### What you are asked to do:
Return the records from the first line through the line containing "fig = go.Figure()", and leave out the pictures.

### Record extracts:
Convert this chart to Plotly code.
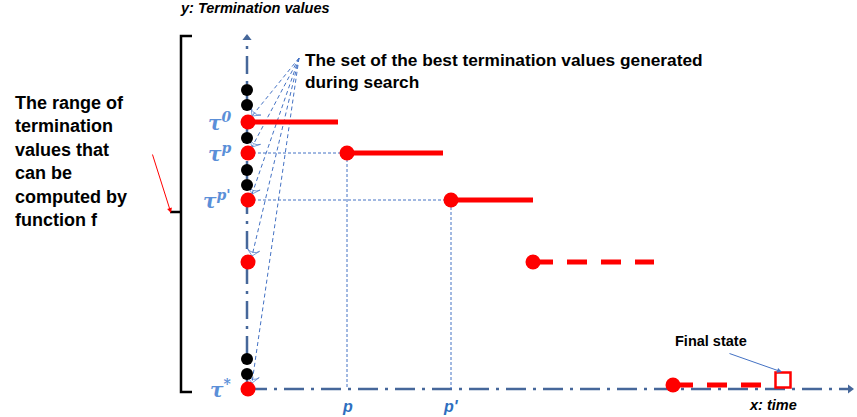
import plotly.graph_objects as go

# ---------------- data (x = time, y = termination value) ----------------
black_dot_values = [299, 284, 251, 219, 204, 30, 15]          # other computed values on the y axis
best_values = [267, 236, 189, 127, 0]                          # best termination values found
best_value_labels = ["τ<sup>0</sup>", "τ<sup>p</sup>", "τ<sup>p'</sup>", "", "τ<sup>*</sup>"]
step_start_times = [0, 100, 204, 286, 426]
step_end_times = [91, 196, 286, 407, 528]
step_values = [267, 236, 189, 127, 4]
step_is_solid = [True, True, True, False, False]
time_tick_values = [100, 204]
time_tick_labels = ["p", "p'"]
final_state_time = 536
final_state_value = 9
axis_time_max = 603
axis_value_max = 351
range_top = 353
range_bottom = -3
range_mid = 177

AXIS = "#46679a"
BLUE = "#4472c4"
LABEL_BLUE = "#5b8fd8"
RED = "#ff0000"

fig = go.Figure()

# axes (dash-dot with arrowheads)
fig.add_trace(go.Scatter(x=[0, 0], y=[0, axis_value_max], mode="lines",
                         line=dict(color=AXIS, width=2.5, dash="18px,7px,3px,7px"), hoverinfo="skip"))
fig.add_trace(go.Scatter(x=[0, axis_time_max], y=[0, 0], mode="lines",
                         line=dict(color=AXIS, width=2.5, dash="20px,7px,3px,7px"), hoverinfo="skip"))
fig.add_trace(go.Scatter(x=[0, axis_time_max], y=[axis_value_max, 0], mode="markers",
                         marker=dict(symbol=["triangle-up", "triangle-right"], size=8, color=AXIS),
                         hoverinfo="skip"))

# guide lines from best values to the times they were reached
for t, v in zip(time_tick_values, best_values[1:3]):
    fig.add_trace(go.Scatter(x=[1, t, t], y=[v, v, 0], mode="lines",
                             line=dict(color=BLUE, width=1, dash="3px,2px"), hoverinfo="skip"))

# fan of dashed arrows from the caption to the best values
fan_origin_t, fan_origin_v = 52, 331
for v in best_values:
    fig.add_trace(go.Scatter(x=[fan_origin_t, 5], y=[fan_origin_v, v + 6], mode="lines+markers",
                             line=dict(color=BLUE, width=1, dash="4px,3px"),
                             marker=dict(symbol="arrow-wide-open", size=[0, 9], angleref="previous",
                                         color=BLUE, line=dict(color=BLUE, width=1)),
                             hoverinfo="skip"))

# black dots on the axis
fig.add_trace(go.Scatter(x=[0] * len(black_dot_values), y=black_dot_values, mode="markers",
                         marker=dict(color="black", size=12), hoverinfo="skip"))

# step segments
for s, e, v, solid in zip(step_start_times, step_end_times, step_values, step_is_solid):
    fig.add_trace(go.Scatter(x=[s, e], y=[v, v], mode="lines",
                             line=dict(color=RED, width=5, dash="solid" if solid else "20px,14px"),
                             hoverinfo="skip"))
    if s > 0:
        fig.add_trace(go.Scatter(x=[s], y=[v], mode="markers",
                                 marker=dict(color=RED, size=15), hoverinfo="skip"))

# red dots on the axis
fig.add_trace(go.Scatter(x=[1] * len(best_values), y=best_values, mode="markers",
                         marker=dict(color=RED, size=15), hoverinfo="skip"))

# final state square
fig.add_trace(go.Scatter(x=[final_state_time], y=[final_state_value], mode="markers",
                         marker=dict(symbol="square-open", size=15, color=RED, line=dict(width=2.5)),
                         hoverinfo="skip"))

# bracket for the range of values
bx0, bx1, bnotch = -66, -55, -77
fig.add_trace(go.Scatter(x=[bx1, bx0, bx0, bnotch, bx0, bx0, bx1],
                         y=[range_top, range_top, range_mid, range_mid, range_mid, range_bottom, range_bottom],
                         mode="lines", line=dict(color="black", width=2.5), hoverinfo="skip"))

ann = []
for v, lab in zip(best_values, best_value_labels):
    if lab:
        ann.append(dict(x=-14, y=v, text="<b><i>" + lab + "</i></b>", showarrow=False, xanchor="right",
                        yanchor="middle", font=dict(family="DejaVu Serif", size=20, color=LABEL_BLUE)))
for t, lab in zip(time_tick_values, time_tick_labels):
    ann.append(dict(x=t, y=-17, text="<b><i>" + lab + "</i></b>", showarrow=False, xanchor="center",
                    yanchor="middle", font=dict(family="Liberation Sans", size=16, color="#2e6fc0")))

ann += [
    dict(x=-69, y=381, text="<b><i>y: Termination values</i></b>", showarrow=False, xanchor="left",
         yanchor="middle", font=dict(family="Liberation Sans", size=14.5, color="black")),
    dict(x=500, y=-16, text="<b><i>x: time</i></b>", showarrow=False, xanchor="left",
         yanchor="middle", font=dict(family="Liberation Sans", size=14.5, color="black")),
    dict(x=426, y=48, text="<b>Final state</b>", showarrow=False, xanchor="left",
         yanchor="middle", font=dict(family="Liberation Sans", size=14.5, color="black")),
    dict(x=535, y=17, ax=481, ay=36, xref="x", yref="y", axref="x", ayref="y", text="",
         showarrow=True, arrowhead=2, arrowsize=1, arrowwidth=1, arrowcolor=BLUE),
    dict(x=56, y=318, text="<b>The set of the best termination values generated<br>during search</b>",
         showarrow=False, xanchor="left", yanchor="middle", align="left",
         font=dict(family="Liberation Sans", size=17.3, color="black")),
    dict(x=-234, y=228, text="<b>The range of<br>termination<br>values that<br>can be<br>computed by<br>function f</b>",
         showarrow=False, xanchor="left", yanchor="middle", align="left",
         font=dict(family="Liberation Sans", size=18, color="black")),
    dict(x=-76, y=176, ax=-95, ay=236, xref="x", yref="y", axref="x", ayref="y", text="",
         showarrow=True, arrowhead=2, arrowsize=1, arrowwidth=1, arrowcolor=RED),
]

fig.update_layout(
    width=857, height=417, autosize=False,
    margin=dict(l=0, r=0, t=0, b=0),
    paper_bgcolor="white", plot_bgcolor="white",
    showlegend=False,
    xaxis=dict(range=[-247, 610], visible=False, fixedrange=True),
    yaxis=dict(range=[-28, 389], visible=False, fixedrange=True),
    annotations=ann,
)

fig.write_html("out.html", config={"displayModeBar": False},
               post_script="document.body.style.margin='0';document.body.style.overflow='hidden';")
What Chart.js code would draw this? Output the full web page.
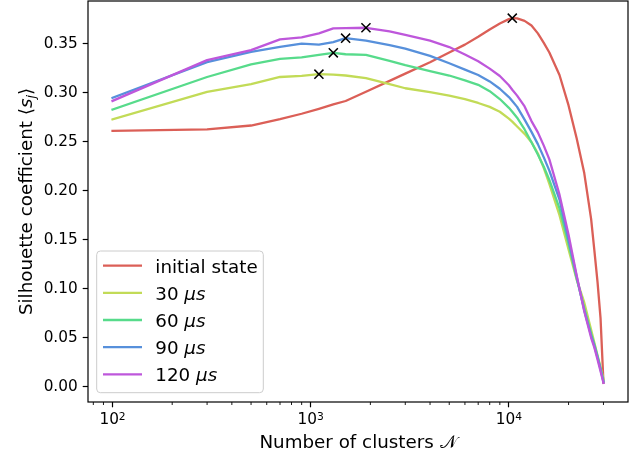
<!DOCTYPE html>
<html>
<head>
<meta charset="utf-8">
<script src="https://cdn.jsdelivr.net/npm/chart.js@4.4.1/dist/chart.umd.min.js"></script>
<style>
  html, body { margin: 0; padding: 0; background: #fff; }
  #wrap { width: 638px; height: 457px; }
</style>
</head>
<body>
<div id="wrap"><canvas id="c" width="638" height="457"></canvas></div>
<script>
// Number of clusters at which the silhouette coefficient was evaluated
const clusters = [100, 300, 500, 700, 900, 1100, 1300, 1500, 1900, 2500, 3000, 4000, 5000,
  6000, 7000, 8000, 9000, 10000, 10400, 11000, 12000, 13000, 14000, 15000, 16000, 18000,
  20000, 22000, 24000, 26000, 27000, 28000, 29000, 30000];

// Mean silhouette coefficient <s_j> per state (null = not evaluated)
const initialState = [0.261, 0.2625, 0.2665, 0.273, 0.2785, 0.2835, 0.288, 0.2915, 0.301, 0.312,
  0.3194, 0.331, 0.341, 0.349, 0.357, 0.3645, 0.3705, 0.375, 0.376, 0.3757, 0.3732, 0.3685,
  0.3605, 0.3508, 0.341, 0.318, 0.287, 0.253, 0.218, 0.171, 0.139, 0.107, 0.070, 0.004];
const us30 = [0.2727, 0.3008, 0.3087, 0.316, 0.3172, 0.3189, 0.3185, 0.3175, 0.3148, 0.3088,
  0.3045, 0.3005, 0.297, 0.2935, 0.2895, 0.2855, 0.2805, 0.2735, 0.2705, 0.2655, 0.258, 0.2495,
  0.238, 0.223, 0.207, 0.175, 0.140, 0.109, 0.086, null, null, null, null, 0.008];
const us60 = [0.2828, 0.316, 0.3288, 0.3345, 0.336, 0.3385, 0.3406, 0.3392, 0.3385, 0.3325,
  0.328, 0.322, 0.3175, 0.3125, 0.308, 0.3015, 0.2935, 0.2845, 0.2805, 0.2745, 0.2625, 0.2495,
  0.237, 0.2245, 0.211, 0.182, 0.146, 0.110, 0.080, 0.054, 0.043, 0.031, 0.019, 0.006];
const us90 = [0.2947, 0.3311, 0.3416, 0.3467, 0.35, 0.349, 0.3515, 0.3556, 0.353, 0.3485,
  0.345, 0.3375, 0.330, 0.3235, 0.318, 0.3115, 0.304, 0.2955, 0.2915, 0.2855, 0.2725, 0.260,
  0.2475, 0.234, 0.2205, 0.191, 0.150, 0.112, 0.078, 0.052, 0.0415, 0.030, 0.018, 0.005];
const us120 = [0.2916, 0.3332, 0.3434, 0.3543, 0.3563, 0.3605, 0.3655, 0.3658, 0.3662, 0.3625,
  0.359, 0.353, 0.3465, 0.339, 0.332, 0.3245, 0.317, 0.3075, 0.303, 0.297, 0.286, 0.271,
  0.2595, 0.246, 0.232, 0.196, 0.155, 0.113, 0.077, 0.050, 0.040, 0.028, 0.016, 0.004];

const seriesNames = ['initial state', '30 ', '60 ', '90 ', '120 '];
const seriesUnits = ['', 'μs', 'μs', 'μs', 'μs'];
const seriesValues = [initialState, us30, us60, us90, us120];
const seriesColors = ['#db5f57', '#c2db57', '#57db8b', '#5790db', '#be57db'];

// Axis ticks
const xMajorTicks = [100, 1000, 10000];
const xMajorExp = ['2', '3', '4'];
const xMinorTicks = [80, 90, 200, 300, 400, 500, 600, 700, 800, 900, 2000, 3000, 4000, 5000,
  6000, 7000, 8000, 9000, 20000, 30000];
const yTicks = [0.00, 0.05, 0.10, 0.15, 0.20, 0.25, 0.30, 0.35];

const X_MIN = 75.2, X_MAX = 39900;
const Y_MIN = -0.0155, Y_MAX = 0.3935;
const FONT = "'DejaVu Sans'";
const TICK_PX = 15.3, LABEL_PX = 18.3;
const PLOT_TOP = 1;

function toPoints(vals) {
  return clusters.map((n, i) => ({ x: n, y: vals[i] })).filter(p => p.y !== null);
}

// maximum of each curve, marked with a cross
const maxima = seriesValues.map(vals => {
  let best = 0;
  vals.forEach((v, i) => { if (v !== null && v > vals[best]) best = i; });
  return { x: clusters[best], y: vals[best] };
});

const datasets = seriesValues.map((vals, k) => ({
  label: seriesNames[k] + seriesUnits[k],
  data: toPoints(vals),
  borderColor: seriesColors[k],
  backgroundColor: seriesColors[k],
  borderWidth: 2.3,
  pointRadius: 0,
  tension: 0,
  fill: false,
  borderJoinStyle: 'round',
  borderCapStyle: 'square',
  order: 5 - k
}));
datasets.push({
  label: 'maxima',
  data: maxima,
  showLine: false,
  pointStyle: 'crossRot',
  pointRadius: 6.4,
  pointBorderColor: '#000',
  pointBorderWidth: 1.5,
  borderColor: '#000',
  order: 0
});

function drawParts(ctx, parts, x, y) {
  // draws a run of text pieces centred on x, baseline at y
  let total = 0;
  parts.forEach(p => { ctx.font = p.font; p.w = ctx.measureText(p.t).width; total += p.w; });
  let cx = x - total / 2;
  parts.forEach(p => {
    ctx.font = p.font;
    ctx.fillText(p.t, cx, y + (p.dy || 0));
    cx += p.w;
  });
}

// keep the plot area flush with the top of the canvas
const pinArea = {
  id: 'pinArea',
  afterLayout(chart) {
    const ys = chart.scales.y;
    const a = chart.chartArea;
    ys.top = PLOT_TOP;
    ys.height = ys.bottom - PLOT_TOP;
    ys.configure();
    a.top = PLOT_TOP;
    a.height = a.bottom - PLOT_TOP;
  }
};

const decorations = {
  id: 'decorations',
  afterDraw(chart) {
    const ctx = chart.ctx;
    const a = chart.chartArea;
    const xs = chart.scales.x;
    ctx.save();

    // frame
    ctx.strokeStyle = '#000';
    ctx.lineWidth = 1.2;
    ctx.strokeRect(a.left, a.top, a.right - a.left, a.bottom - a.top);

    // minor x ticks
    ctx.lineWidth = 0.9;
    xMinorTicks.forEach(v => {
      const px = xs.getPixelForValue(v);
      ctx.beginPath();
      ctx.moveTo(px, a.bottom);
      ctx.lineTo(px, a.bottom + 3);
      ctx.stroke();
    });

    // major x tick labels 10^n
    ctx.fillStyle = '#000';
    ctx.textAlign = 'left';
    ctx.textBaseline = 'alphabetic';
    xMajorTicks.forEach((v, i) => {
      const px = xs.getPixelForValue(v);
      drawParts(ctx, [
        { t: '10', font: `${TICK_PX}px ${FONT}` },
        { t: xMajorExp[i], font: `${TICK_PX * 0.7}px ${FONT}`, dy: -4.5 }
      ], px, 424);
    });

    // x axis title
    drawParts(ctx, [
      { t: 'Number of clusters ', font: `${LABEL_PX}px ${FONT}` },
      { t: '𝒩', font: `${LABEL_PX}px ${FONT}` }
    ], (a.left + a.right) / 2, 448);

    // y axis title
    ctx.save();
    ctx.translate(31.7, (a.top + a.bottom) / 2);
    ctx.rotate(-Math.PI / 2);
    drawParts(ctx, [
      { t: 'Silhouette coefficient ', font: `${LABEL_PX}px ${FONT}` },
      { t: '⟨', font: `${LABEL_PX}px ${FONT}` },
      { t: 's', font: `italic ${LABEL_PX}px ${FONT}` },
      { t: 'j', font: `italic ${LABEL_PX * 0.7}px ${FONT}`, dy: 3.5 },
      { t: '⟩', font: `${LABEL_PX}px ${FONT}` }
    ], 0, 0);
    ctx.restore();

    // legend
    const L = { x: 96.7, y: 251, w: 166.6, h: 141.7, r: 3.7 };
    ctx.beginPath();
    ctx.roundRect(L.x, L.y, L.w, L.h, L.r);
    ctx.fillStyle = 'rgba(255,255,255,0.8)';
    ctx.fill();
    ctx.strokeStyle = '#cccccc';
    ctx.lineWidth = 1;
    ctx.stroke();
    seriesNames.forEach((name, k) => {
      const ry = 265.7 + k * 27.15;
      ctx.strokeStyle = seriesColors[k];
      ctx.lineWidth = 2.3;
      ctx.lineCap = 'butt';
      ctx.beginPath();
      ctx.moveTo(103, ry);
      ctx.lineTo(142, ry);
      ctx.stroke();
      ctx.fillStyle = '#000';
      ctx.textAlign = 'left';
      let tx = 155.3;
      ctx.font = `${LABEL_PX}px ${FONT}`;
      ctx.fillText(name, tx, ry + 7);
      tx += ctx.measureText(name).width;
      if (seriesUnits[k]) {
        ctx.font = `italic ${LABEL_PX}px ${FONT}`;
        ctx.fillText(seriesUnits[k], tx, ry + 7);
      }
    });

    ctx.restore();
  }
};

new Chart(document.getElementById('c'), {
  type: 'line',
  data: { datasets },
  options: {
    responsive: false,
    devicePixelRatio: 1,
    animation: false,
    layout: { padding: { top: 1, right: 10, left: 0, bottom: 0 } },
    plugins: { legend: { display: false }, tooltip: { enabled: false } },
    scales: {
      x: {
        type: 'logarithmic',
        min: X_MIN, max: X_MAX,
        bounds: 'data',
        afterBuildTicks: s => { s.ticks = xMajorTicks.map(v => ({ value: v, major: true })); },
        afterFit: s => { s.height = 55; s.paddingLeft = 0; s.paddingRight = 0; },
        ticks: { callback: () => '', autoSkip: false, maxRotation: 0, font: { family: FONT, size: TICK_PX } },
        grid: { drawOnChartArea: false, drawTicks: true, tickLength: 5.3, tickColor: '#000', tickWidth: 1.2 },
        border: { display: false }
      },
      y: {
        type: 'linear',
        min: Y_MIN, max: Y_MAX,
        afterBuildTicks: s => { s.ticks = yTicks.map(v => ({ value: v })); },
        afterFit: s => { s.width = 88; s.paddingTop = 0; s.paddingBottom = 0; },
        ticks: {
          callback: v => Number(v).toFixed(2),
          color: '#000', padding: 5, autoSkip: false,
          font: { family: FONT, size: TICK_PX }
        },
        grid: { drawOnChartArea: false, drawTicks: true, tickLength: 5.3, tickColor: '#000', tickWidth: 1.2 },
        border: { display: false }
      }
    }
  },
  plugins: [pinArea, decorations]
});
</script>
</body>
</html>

### Correct answer:
Convert this chart to Plotly code.
import plotly.graph_objects as go

# ---------------- data (x = time, y = termination value) ----------------
black_dot_values = [299, 284, 251, 219, 204, 30, 15]          # other computed values on the y axis
best_values = [267, 236, 189, 127, 0]                          # best termination values found
best_value_labels = ["τ<sup>0</sup>", "τ<sup>p</sup>", "τ<sup>p'</sup>", "", "τ<sup>*</sup>"]
step_start_times = [0, 100, 204, 286, 426]
step_end_times = [91, 196, 286, 407, 528]
step_values = [267, 236, 189, 127, 4]
step_is_solid = [True, True, True, False, False]
time_tick_values = [100, 204]
time_tick_labels = ["p", "p'"]
final_state_time = 536
final_state_value = 9
axis_time_max = 603
axis_value_max = 351
range_top = 353
range_bottom = -3
range_mid = 177

AXIS = "#46679a"
BLUE = "#4472c4"
LABEL_BLUE = "#5b8fd8"
RED = "#ff0000"

fig = go.Figure()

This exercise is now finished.